Common Pitfalls in Defining the Set

People often confuse the sample space with the event. An event is just a subset of the space.

  • Sample Space: All possible rolls of a die ${1, 2, 3, 4, 5, 6}$.
  • Event: Rolling an even number ${2, 4, 6}$.

If you don't know the full set, you can't value the subset. This happens in business all the time. A startup might say, "There’s a 50% chance we get this contract." But have they mapped the full sample space? What if the "no" outcome actually splits into "No, but try again in June" and "No, and never call us again"? Those are different outcomes that change how a company should pivot.

The Role of Tree Diagrams

When experiments happen in stages—like drawing two cards without replacement or playing a best-of-three series in the NBA—the sample space grows exponentially. It gets messy fast.

This is where the "Tree Diagram" comes in. You start at a node and branch out for every possible result of the first step. Then, from each of those branches, you grow new ones for the second step. If you're looking at a three-game series between the Celtics and the Lakers, the tree shows you every path to a championship. It’s a visual map of the sample space. Without it, you’re likely to forget a branch, and if you forget a branch, your total probability won’t add up to 1. In math, if your total isn't 1 (or 100%), you’re doing it wrong.

Why Context Changes Everything

The "size" of your sample space depends entirely on your question. If I ask for the probability of a rainy day, the space is ${\text{Rain, No Rain}}$. But if I'm a meteorologist measuring rainfall amounts, the space is every possible measurement from 0 to 500 inches.

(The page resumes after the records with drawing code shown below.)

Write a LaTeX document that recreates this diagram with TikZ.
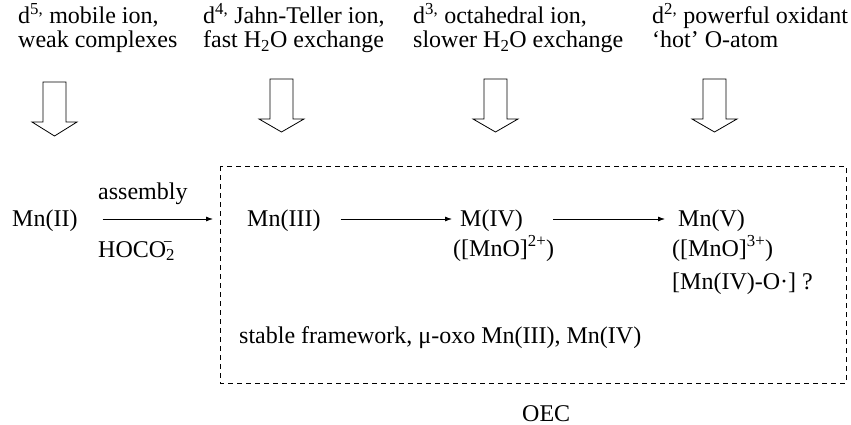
\documentclass[tikz,border=0pt]{standalone}
\usepackage{fontspec}
\setmainfont{Liberation Serif}
\usetikzlibrary{arrows.meta}
\tikzset{
  lbl/.style={inner sep=0pt, anchor=base west, font=\fontsize{24}{24}\selectfont, align=left},
  species/.style={inner sep=0pt, anchor=base west, font=\fontsize{24}{24}\selectfont, text height=16pt, text depth=2pt},
  arr/.style={-{Latex[length=7pt,width=5pt]}, line width=0.8pt},
  hollow/.style={draw, line width=0.8pt, fill=white, line join=miter},
  oecbox/.style={draw, line width=0.8pt, dash pattern=on 5pt off 4pt}
}
\newcommand{\hollowarrow}[4]{% center x, top y, head base y, tip y
  \draw[hollow] (#1-11.5,#2) -- (#1+11.5,#2) -- (#1+11.5,#3) -- (#1+22.5,#3)
    -- (#1,#4) -- (#1-22.5,#3) -- (#1-11.5,#3) -- cycle;}
\begin{document}
\begin{tikzpicture}[x=1pt,y=-1pt]
\useasboundingbox (0,0) rectangle (851,425);
% top descriptions (anchored at the baseline of the last line)
\node[lbl] (t1) at (18,48) {d\textsuperscript{5,} mobile ion,\\weak complexes};
\node[lbl] (t2) at (203,48) {d\textsuperscript{4,} Jahn-Teller ion,\\fast H\textsubscript{2}O exchange};
\node[lbl] (t3) at (413,48) {d\textsuperscript{3,} octahedral ion,\\slower H\textsubscript{2}O exchange};
\node[lbl] (t4) at (652,48) {d\textsuperscript{2,} powerful oxidant\\‘hot’ O-atom};
% hollow arrows
\hollowarrow{54.5}{82}{122}{136}
\hollowarrow{281.5}{79}{119}{132}
\hollowarrow{495.5}{79}{119}{132}
\hollowarrow{714.5}{79}{119}{132}
% box
\draw[oecbox] (220,166) rectangle (846,383);
\coordinate (boxw) at (220,219);
% species
\node[species] (mn2) at (12,226) {Mn(II)};
\node[species] (mn3) at (247,226) {Mn(III)};
\node[species] (m4) at (460,226) {M(IV)};
\node[species] (mn5) at (678,226) {Mn(V)};
\node[lbl] (assembly) at (98,199) {assembly};
\node[lbl] (hoco) at (98,257) {HOCO\textsubscript{2}\kern-0.5em\raisebox{0pt}[0pt][0pt]{\textsuperscript{−}}};
\node[lbl] (mno2) at (453,256) {([MnO]\textsuperscript{2+})};
\node[lbl] (mno3) at (672,256) {([MnO]\textsuperscript{3+})};
\node[lbl] (mnio) at (672,289) {[Mn(IV)-O·] ?};
\node[lbl] (stable) at (239,343) {stable framework, μ-oxo Mn(III), Mn(IV)};
\node[lbl] (oec) at (522,421) {OEC};
% connectors
\draw[arr, shorten <=25pt, shorten >=7pt] (mn2.east) -- (mn2.east -| boxw);
\draw[arr, shorten <=20pt, shorten >=8pt] (mn3.east) -- (m4.west);
\draw[arr, shorten <=30pt, shorten >=13pt] (m4.east) -- (mn5.west);
\end{tikzpicture}
\end{document}
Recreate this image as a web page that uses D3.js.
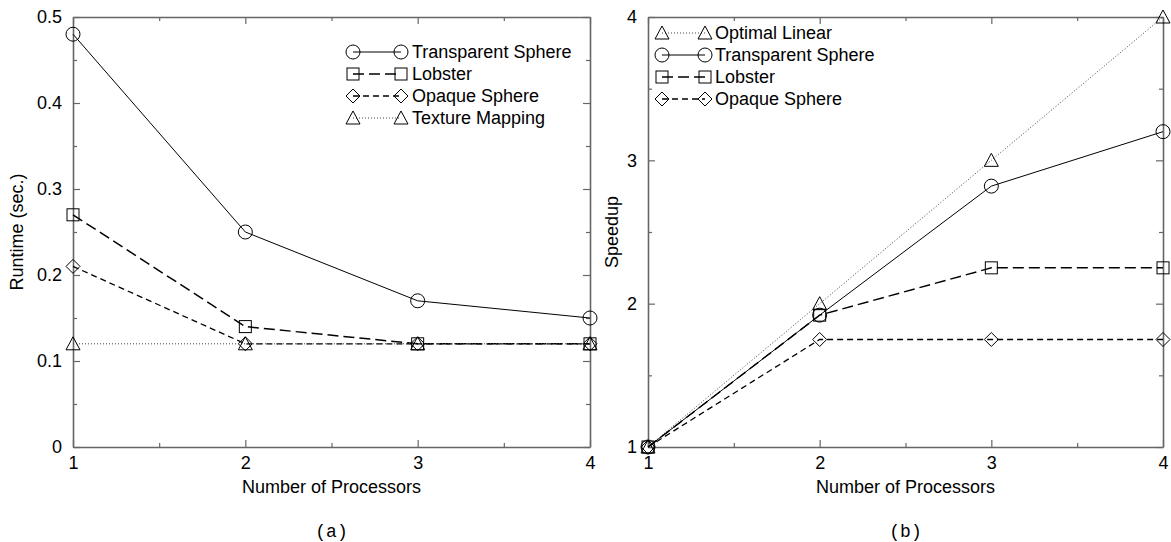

The expert's trick is to define the sample space as narrowly as possible to answer the question, but broadly enough to capture every nuance that matters. It’s a balancing act. If you’re too broad, the math becomes impossible. If you’re too narrow, your results are biased and useless.

Actionable Steps for Mastering Probability

If you want to use this in real life—whether for coding, betting, or just making better decisions—stop jumping to the "odds."

  1. Define the experiment. Be ridiculously specific. Are you drawing cards with or without putting them back? It changes the space.
  2. List the outcomes. If the list is short, write it out. If it’s long, find the pattern. Use the Fundamental Counting Principle: if there are $n$ ways to do one thing and $m$ ways to do another, there are $n \times m$ total outcomes.
  3. Check for "Equally Likely" outcomes. This is where the 1/3 vs 1/2 mistake happens. Ensure every element in your sample space has the same weight before you start dividing.
  4. Verify the sum. Once you assign probabilities to every item in your sample space, they must sum to exactly 1. If they don't, you either missed an outcome or invented one that can't happen.

Understanding the sample space is about admitting you don't know the future, but you do know the boundaries of what the future could hold. It’s the difference between being a gambler and being a strategist. Most people guess. You should map.